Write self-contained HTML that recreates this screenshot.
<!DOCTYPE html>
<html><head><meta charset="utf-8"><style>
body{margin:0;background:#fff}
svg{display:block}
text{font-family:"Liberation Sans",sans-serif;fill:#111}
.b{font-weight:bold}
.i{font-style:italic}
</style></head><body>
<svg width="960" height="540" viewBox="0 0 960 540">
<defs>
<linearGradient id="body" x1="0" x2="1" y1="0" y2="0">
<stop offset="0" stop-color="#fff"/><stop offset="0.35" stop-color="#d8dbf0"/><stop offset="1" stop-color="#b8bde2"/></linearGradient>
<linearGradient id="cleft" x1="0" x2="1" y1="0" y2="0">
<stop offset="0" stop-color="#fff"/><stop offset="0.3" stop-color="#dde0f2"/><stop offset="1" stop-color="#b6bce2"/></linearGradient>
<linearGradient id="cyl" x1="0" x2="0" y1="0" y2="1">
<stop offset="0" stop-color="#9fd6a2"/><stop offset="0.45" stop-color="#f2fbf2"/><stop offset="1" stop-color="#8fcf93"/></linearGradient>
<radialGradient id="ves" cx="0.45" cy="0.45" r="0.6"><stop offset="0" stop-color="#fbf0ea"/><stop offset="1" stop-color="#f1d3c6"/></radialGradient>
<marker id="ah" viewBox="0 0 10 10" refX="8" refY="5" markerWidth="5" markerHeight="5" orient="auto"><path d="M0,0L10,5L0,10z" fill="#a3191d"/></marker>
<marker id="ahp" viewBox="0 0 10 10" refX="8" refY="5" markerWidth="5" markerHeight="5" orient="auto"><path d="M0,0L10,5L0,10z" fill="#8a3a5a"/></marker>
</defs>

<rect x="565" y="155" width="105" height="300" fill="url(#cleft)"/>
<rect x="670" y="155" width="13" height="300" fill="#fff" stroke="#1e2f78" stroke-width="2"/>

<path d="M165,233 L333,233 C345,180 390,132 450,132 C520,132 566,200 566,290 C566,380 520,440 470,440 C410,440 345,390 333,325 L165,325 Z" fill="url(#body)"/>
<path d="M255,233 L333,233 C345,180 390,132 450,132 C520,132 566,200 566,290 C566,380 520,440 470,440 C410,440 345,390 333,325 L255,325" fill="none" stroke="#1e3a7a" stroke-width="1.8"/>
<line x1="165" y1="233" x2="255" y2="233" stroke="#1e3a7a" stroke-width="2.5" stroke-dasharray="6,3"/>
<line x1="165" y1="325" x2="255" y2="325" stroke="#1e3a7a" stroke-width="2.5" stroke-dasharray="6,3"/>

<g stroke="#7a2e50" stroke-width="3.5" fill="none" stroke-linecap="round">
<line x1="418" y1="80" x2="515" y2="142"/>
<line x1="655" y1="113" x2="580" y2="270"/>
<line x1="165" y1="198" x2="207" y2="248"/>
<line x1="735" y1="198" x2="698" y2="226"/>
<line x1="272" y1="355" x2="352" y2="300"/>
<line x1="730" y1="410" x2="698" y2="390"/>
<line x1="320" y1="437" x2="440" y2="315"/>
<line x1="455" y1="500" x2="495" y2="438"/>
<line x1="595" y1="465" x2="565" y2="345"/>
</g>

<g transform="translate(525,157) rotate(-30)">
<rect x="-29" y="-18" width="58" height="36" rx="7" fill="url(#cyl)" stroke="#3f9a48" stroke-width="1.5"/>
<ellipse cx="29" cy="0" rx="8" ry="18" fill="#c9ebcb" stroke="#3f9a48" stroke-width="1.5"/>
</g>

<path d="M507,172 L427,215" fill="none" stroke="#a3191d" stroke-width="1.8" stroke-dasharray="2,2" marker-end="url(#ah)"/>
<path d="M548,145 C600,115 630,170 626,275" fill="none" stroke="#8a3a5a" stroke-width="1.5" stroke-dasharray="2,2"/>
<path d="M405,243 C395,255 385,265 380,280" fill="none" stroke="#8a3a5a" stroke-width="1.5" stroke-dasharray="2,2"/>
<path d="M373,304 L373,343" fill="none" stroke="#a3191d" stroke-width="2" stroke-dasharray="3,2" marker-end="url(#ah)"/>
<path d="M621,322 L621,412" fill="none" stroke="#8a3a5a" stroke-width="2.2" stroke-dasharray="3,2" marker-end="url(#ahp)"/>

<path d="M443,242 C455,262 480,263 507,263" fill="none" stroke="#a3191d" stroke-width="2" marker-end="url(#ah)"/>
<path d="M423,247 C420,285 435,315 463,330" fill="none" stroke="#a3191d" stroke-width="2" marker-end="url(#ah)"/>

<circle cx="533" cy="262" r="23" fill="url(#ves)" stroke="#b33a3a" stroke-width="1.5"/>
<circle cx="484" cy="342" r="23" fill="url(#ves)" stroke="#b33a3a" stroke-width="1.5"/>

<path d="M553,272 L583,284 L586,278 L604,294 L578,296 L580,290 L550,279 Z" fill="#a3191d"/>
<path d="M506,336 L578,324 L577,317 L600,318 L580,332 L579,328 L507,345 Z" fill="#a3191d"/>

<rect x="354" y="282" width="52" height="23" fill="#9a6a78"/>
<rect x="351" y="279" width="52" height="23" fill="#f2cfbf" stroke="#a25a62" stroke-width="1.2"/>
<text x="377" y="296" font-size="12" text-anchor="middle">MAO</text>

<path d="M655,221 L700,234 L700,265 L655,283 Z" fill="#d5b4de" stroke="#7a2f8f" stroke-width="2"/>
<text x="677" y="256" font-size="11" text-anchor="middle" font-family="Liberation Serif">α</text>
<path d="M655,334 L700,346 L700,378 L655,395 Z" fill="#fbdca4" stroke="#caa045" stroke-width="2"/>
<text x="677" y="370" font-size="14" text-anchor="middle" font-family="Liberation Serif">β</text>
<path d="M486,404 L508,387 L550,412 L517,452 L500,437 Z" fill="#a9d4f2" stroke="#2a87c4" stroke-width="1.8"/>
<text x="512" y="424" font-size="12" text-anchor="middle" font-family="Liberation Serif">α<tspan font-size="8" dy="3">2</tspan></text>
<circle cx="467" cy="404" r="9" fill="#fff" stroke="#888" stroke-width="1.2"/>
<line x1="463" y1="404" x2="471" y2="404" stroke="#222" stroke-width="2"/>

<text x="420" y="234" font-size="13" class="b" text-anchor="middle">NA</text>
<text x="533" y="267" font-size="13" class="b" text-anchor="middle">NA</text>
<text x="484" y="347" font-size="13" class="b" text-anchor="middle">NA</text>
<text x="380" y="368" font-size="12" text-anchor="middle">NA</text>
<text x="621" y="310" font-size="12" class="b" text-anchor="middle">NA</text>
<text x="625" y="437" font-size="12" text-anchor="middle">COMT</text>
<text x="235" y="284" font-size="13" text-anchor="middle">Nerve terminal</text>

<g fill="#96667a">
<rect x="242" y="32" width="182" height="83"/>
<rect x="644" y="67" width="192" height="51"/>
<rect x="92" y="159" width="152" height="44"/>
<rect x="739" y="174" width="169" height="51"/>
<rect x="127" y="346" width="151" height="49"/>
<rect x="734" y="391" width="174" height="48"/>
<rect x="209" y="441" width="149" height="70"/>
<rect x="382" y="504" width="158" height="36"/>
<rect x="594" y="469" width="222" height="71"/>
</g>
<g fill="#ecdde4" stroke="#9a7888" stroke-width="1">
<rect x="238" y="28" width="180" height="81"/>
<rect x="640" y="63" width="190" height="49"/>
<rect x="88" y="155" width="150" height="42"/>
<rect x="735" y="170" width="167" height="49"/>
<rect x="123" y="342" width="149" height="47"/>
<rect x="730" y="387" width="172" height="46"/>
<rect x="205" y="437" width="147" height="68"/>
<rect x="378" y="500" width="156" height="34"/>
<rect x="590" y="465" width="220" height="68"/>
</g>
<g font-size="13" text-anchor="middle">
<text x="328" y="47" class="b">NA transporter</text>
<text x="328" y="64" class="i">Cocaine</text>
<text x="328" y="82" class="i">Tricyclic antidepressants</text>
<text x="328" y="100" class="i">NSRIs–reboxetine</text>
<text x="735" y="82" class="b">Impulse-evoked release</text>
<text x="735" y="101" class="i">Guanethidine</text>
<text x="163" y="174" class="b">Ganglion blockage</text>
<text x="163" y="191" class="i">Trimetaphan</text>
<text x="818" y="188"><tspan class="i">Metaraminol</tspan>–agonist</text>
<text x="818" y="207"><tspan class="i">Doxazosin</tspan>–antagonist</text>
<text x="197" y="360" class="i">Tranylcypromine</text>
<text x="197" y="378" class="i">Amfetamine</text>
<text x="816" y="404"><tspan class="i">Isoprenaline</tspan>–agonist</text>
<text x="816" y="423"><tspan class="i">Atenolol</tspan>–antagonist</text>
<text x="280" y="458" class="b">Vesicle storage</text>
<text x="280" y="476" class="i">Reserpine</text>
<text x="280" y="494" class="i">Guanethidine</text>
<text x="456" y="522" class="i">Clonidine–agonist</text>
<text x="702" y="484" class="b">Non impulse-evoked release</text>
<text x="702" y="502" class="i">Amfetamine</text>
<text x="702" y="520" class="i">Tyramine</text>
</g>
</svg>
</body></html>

* * *

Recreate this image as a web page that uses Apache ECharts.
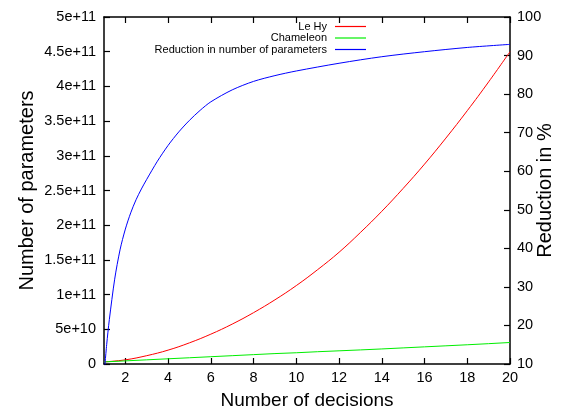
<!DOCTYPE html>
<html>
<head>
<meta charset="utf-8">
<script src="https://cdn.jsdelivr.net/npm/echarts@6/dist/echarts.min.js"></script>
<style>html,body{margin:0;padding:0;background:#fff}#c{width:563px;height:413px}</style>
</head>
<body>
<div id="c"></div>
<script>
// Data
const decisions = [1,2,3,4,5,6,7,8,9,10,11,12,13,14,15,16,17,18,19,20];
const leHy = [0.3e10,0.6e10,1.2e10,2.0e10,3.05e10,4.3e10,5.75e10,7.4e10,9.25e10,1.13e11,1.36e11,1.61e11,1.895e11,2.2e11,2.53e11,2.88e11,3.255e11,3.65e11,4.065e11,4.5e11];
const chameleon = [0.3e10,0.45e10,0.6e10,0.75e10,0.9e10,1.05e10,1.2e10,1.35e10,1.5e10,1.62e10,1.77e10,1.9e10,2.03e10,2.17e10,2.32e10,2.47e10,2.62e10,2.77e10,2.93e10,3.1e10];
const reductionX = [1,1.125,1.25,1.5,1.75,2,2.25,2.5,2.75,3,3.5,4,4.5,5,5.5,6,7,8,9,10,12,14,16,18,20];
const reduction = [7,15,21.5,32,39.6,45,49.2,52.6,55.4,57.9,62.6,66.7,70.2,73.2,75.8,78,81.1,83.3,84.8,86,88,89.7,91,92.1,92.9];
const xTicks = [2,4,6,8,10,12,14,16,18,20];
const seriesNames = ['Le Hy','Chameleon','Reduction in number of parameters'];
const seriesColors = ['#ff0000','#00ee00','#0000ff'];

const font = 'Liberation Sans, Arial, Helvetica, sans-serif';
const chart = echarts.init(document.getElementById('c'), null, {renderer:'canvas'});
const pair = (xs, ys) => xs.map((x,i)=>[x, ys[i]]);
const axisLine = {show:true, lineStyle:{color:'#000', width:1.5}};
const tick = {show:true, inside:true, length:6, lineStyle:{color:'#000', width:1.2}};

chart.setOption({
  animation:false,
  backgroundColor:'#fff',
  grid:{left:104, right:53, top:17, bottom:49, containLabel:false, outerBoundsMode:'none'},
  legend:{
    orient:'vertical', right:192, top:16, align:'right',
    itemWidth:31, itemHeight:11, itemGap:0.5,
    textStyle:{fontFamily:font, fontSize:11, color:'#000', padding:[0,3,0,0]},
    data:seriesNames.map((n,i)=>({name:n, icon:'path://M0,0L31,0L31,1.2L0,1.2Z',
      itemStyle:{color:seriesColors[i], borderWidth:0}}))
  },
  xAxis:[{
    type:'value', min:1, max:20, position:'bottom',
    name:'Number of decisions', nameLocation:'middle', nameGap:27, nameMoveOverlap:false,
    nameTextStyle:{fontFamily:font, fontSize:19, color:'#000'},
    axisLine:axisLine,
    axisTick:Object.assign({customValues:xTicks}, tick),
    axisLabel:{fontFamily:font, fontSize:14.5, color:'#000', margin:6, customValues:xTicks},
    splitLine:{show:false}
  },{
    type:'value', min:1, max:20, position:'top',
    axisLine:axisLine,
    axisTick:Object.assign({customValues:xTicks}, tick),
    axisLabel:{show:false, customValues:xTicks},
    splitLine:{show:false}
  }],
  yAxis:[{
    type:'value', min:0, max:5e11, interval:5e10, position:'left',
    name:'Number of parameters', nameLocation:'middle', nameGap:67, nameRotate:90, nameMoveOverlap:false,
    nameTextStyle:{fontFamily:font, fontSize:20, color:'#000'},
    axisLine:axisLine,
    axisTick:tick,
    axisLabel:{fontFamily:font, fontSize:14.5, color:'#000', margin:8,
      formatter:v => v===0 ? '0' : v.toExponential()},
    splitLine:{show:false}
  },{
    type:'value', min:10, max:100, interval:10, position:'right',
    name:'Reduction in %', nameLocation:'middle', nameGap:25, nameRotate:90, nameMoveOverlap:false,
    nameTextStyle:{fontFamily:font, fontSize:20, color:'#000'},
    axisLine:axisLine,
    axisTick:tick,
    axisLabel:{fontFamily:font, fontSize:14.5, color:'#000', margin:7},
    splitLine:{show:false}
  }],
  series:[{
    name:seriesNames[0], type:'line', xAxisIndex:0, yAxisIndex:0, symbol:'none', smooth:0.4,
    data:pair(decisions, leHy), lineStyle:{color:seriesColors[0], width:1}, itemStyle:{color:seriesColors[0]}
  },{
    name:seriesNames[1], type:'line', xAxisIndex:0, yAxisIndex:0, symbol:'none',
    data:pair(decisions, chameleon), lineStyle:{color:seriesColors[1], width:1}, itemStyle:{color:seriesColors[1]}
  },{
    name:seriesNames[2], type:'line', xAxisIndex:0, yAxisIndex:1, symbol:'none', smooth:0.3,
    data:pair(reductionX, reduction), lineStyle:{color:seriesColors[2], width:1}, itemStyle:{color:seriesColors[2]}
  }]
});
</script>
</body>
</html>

--

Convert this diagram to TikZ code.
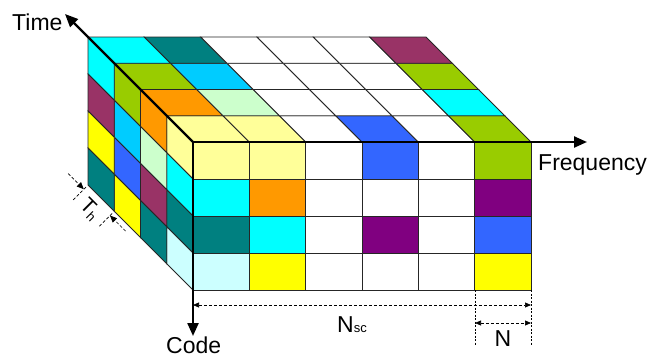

_Work required:_ Find the word "this" in the entries, and copy every line it shows up in.

_Response to the task:_
Write self-contained HTML that recreates this screenshot.
Recreate this image as a web page that uses Apache ECharts.
Convert this diagram to TikZ code.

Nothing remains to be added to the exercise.